English Literature develops a range of skills. These include transferable skills, such as the ability to formulate an argument, using supporting evidence, writing a coherent and structured essay and promoting a point of view through verbal discussion. More than this, English Literature gives students access to a wealth of wonderful texts and encourages creative and critical thinking skills.

What skills are required?

A love of reading is essential. Students will be required to read widely and independently to support their learning and their understanding of the core texts.

They should also be keen to contribute ideas during class discussion.

In addition, students should be able to write fluently and accurately, organising their ideas in a logical and sequenced way.

An open mind, with the ability to listen to and build on the ideas of others is also an asset.


Course Content

Unit 1: Tragedy

Students will study 3 tragedy texts.
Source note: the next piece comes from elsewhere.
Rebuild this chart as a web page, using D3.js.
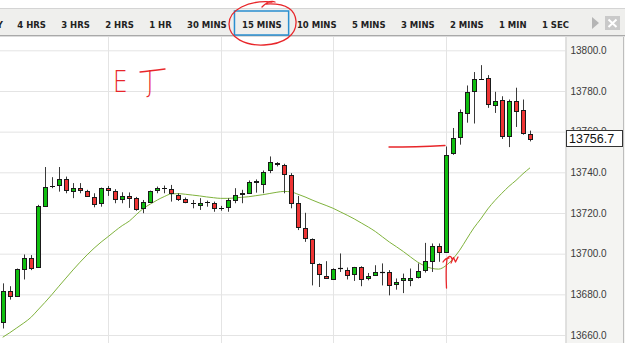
<!DOCTYPE html>
<html><head><meta charset="utf-8">
<script src="https://cdn.jsdelivr.net/npm/d3@7"></script>
<style>html,body{margin:0;padding:0;background:#fff;overflow:hidden}</style>
</head><body><svg id="c" width="625" height="343"></svg>
<script>
// ---- data (15-minute candles) ----
const opens  = [13666.3,13681.5,13679.0,13692.5,13698.1,13693.5,13723.6,13733.2,13733.5,13736.6,13731.0,13732.5,13731.0,13728.0,13724.6,13732.3,13730.9,13726.9,13728.5,13727.3,13722.3,13725.6,13731.2,13732.0,13731.7,13728.9,13726.8,13724.8,13723.9,13725.1,13724.8,13722.3,13722.8,13726.4,13728.9,13729.7,13735.0,13734.7,13740.9,13744.8,13743.7,13738.8,13724.8,13712.4,13707.2,13694.7,13689.2,13688.0,13692.7,13692.2,13689.9,13693.5,13687.8,13689.7,13691.0,13691.0,13685.3,13686.6,13686.9,13688.5,13691.9,13696.3,13703.9,13700.9,13749.5,13757.4,13769.5,13779.9,13786.2,13786.2,13773.3,13775.8,13758.0,13775.3,13770.5,13759.0];
const highs  = [13685.4,13684.0,13692.7,13699.6,13699.3,13724.0,13742.6,13737.6,13742.6,13737.9,13734.7,13734.7,13731.4,13729.7,13732.5,13733.3,13731.7,13730.2,13730.1,13727.9,13726.4,13731.0,13733.0,13733.5,13733.8,13729.7,13727.6,13726.4,13727.3,13726.1,13725.6,13723.5,13727.3,13732.2,13731.4,13736.0,13736.5,13740.9,13747.8,13745.0,13744.2,13739.6,13728.4,13720.1,13707.5,13695.2,13696.3,13692.8,13700.1,13693.2,13693.5,13693.8,13690.5,13694.3,13695.2,13691.9,13687.8,13690.2,13692.7,13695.2,13705.3,13705.0,13705.0,13752.7,13761.8,13770.9,13782.7,13789.3,13792.7,13787.8,13779.6,13777.4,13775.8,13781.6,13775.8,13760.5];
const lows   = [13663.2,13677.4,13678.7,13687.3,13691.9,13693.3,13723.1,13732.2,13730.5,13729.7,13727.3,13729.7,13728.0,13722.8,13723.1,13728.4,13724.8,13724.8,13722.5,13721.1,13719.9,13725.4,13729.7,13729.7,13725.6,13725.9,13724.8,13722.3,13721.5,13723.1,13720.6,13721.1,13720.6,13724.8,13724.8,13729.4,13730.0,13729.7,13739.6,13742.9,13729.7,13722.3,13711.6,13705.8,13684.4,13683.6,13687.8,13687.8,13691.0,13687.3,13686.6,13684.0,13686.9,13689.4,13684.4,13679.5,13682.3,13680.6,13684.0,13687.8,13690.7,13691.0,13696.0,13700.4,13748.6,13753.6,13764.4,13764.0,13785.7,13771.7,13769.2,13756.4,13752.4,13762.3,13758.5,13755.2];
const closes = [13681.5,13679.0,13692.3,13697.9,13693.2,13723.5,13733.0,13733.4,13736.6,13731.4,13732.5,13731.5,13728.5,13724.4,13732.2,13731.4,13726.9,13728.4,13727.3,13721.8,13725.3,13730.9,13732.3,13732.1,13729.7,13726.9,13725.1,13724.9,13725.1,13725.2,13722.3,13722.4,13726.4,13728.9,13729.6,13735.2,13735.6,13740.4,13745.0,13744.2,13739.3,13725.1,13712.9,13707.5,13695.2,13689.7,13688.0,13692.7,13692.8,13689.9,13693.2,13687.8,13689.0,13691.0,13691.1,13684.8,13686.1,13687.8,13688.0,13691.4,13696.3,13703.9,13700.9,13748.6,13756.9,13769.5,13779.6,13786.0,13786.1,13773.3,13775.3,13758.0,13775.3,13770.5,13759.4,13756.7];
const movingAvg = [13658.9,13661.1,13663.5,13665.9,13668.6,13672.3,13676.0,13679.9,13684.0,13688.0,13692.0,13695.8,13699.4,13702.7,13705.7,13708.4,13711.2,13713.8,13716.0,13719.2,13722.2,13724.4,13726.4,13728.1,13729.4,13729.5,13729.2,13728.8,13728.4,13727.9,13727.5,13727.2,13727.2,13727.4,13727.7,13728.0,13728.5,13729.0,13729.6,13730.2,13730.6,13730.4,13729.2,13727.9,13726.4,13725.0,13723.7,13722.3,13720.6,13718.9,13717.1,13715.1,13713.1,13710.9,13708.3,13705.7,13703.4,13701.0,13698.4,13695.9,13694.0,13692.8,13692.4,13694.0,13697.3,13701.7,13707.2,13712.6,13717.1,13722.0,13726.1,13729.7,13733.1,13736.0,13739.3,13742.2];
const priceTicks = [13660,13680,13700,13720,13740,13760,13780,13800];
const timeGridIdx = [15,31,47,63];
const lastPrice = 13756.7;
const timeframes = ["1 DAY","4 HRS","3 HRS","2 HRS","1 HR","30 MINS","15 MINS","10 MINS","5 MINS","3 MINS","2 MINS","1 MIN","1 SEC"];
const selectedTimeframe = "15 MINS";
const noteLetters = ["E","J"];

// ---- layout ----
const W = 625, H = 343;
const plot = {left:0, right:565.5, top:37, bottom:343};
const svg = d3.select("#c");

const x = d3.scaleLinear().domain([0, 75]).range([2.7, 530]);
const y = d3.scaleLinear().domain([13660, 13800]).range([335, 50.3]);

svg.append("rect").attr("x",0).attr("y",0).attr("width",W).attr("height",H).attr("fill","#fff");

svg.append("clipPath").attr("id","pc").append("rect")
  .attr("x",plot.left).attr("y",plot.top).attr("width",plot.right-plot.left).attr("height",plot.bottom-plot.top);
const g = svg.append("g").attr("clip-path","url(#pc)");

// horizontal grid via axis
const gridY = g.append("g").attr("transform",`translate(${plot.left},0)`)
  .call(d3.axisLeft(y).tickValues(priceTicks).tickSize(-(plot.right-plot.left)).tickFormat(""));
gridY.select(".domain").remove();
gridY.selectAll("line").attr("stroke","#e4e4e4").attr("stroke-width",1);
// vertical grid
g.selectAll(".vg").data(timeGridIdx).join("line")
  .attr("x1",d=>Math.round(x(d))+0.5).attr("x2",d=>Math.round(x(d))+0.5)
  .attr("y1",plot.top).attr("y2",plot.bottom).attr("stroke","#e4e4e4");

// moving average
const idx = d3.range(closes.length);
g.append("path").datum(idx)
  .attr("d", d3.line().x(i=>x(i)).y(i=>y(movingAvg[i])).curve(d3.curveMonotoneX))
  .attr("fill","none").attr("stroke","#7fb23c").attr("stroke-width",1);

// candles
const cg = g.append("g");
idx.forEach(i=>{
  const cx = Math.round(x(i));
  cg.append("line").attr("x1",cx+0.5).attr("x2",cx+0.5)
    .attr("y1",y(highs[i])).attr("y2",y(lows[i])).attr("stroke","#3a3a3a").attr("stroke-width",1);
  const o = opens[i], c = closes[i];
  if (Math.abs(c-o) < 0.35) {
    cg.append("line").attr("x1",cx-2).attr("x2",cx+3)
      .attr("y1",Math.round(y(c))+0.5).attr("y2",Math.round(y(c))+0.5).attr("stroke","#111").attr("stroke-width",1.2);
  } else {
    const top = y(Math.max(o,c)), bot = y(Math.min(o,c));
    cg.append("rect").attr("x",cx-1.5).attr("width",4)
      .attr("y",Math.round(top)+0.5).attr("height",Math.max(1,Math.round(bot-top)))
      .attr("fill", c>o ? "#0fbf0f" : "#ee3434").attr("stroke","#1a1a1a").attr("stroke-width",1);
  }
});

// ---- right price axis panel ----
svg.append("rect").attr("x",plot.right).attr("y",plot.top).attr("width",W-plot.right).attr("height",H-plot.top).attr("fill","#f4f4f2");
svg.append("line").attr("x1",plot.right+0.5).attr("x2",plot.right+0.5).attr("y1",plot.top).attr("y2",H).attr("stroke","#c9c9c9");
svg.append("line").attr("x1",623.5).attr("x2",623.5).attr("y1",plot.top).attr("y2",H).attr("stroke","#bdbdbd");
const ax = svg.append("g").attr("transform",`translate(${plot.right},0)`)
  .call(d3.axisRight(y).tickValues(priceTicks).tickSize(0).tickPadding(5).tickFormat(d3.format(".1f")));
ax.select(".domain").remove();
ax.selectAll("text").attr("font-family","'Liberation Sans', Arial, sans-serif").attr("font-size",10).attr("fill","#3a3a3a");

// last price box
const ly = y(lastPrice);
svg.append("rect").attr("x",566.5).attr("y",Math.round(ly)-7.5).attr("width",56).attr("height",16)
  .attr("fill","#fff").attr("stroke","#333").attr("stroke-width",1);
svg.append("text").attr("x",569).attr("y",ly+0.5).attr("dy","0.36em")
  .attr("font-family","'Liberation Sans', Arial, sans-serif").attr("font-size",12.5).attr("fill","#111")
  .text(d3.format(".1f")(lastPrice));

// ---- toolbar ----
svg.append("rect").attr("x",0).attr("y",8.5).attr("width",W).attr("height",27.5).attr("fill","#efefed");
svg.append("line").attr("x1",0).attr("x2",W).attr("y1",8.5).attr("y2",8.5).attr("stroke","#d4d4d4");
svg.append("line").attr("x1",0).attr("x2",W).attr("y1",35.5).attr("y2",35.5).attr("stroke","#a9a9a9");
svg.append("line").attr("x1",0).attr("x2",W).attr("y1",36.5).attr("y2",36.5).attr("stroke","#dcdcdc");

const tb = svg.append("g").attr("font-family","'DejaVu Sans', sans-serif").attr("font-size",8.5)
  .attr("font-weight","bold").attr("fill","#222");
let cursor = 17.3;
const gap = 15.3;
timeframes.forEach((t,k)=>{
  if (k===0) {
    tb.append("text").attr("x",2.8).attr("y",27.6).attr("text-anchor","end").text(t);
    return;
  }
  const el = tb.append("text").attr("x",cursor).attr("y",27.6).text(t);
  const w = el.node().getComputedTextLength();
  if (t===selectedTimeframe) {
    svg.append("rect").attr("x",cursor-7.5).attr("y",11).attr("width",w+14.5).attr("height",24)
      .attr("fill","none").attr("stroke","#2a8fd0").attr("stroke-width",1.5);
  }
  cursor += w + gap;
});
svg.append("path").attr("d","M592,17 L599,23 L592,29 Z").attr("fill","#b5b5b5");
svg.append("rect").attr("x",605).attr("y",16).attr("width",15).attr("height",14).attr("fill","#c9c9c9");
svg.append("path").attr("d","M608.5,19.5 L616.5,27 M616.5,19.5 L608.5,27").attr("stroke","#fff").attr("stroke-width",2);

// ---- hand-drawn red annotations ----
const red = "#e8262a";
const ann = svg.append("g").attr("fill","none").attr("stroke",red).attr("stroke-width",1.3)
  .attr("stroke-linecap","round").attr("stroke-linejoin","round");
ann.append("path").attr("d","M272,2 C248,0 229,10 229,24 C229,38 246,46 264,45 C284,44 297,35 296,21 C295,9 285,3 266,4 M262,7 C266,3 270,0 275,2");
ann.append("path").attr("d","M389,147 C405,147 425,146.5 445,145.5");
ann.append("path").attr("d","M446.5,288 C446,278 446,266 447,259 C448,256 451,255 452,259 M443,262 C445,259 447,258 449,258 M451,263 L453.5,257.5 L455.5,262 L458,257");
ann.append("path").attr("d","M140,72 C149,71 157,70 165,69");
const note = svg.append("text").attr("x",113).attr("y",92).attr("font-family","'DejaVu Sans', sans-serif")
  .attr("font-weight",200).attr("font-size",31).attr("fill",red)
  .attr("transform","translate(113,92) scale(0.75,1) translate(-113,-92)");
note.append("tspan").text(noteLetters[0]);
note.append("tspan").attr("dx",25).text(noteLetters[1]);
</script></body></html>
These are likely to include Othello (William Shakespeare); Death of a Salesman (Arthur Miller) and a range of poetry by John Keats.

Unit 2: Crime Fiction

Students will probably study; Atonement; The Rime of the Ancient Mariner and The Murder of Roger Ackroyd

Unit 3: Coursework

Two pieces in response to a critical anthology, which will introduce students to a range of critical and theoretical approaches, such as feminism, Marxism and eco-critical theory.

How will it be assessed?

Unit 1: Aspects of Tragedy

  • 2 ½ hour exam paper at the end of Y13
  • 40% of A Level
  • 75 marks

Unit 2: Crime Fiction

  • 3 hour exam paper at the end of Y13
  • 40% of A Level
  • 75 marks

Unit 3: Coursework

  • 2 x 1500 word essays on topics of the students’ choice
  • 20% of A Level
  • 50 marks

Progression

Popular future career paths include Journalism, Law and Education, but the study of A Level English Literature opens many diverse avenues.

The subject is enormously well respected by universities and other Higher Education institutions.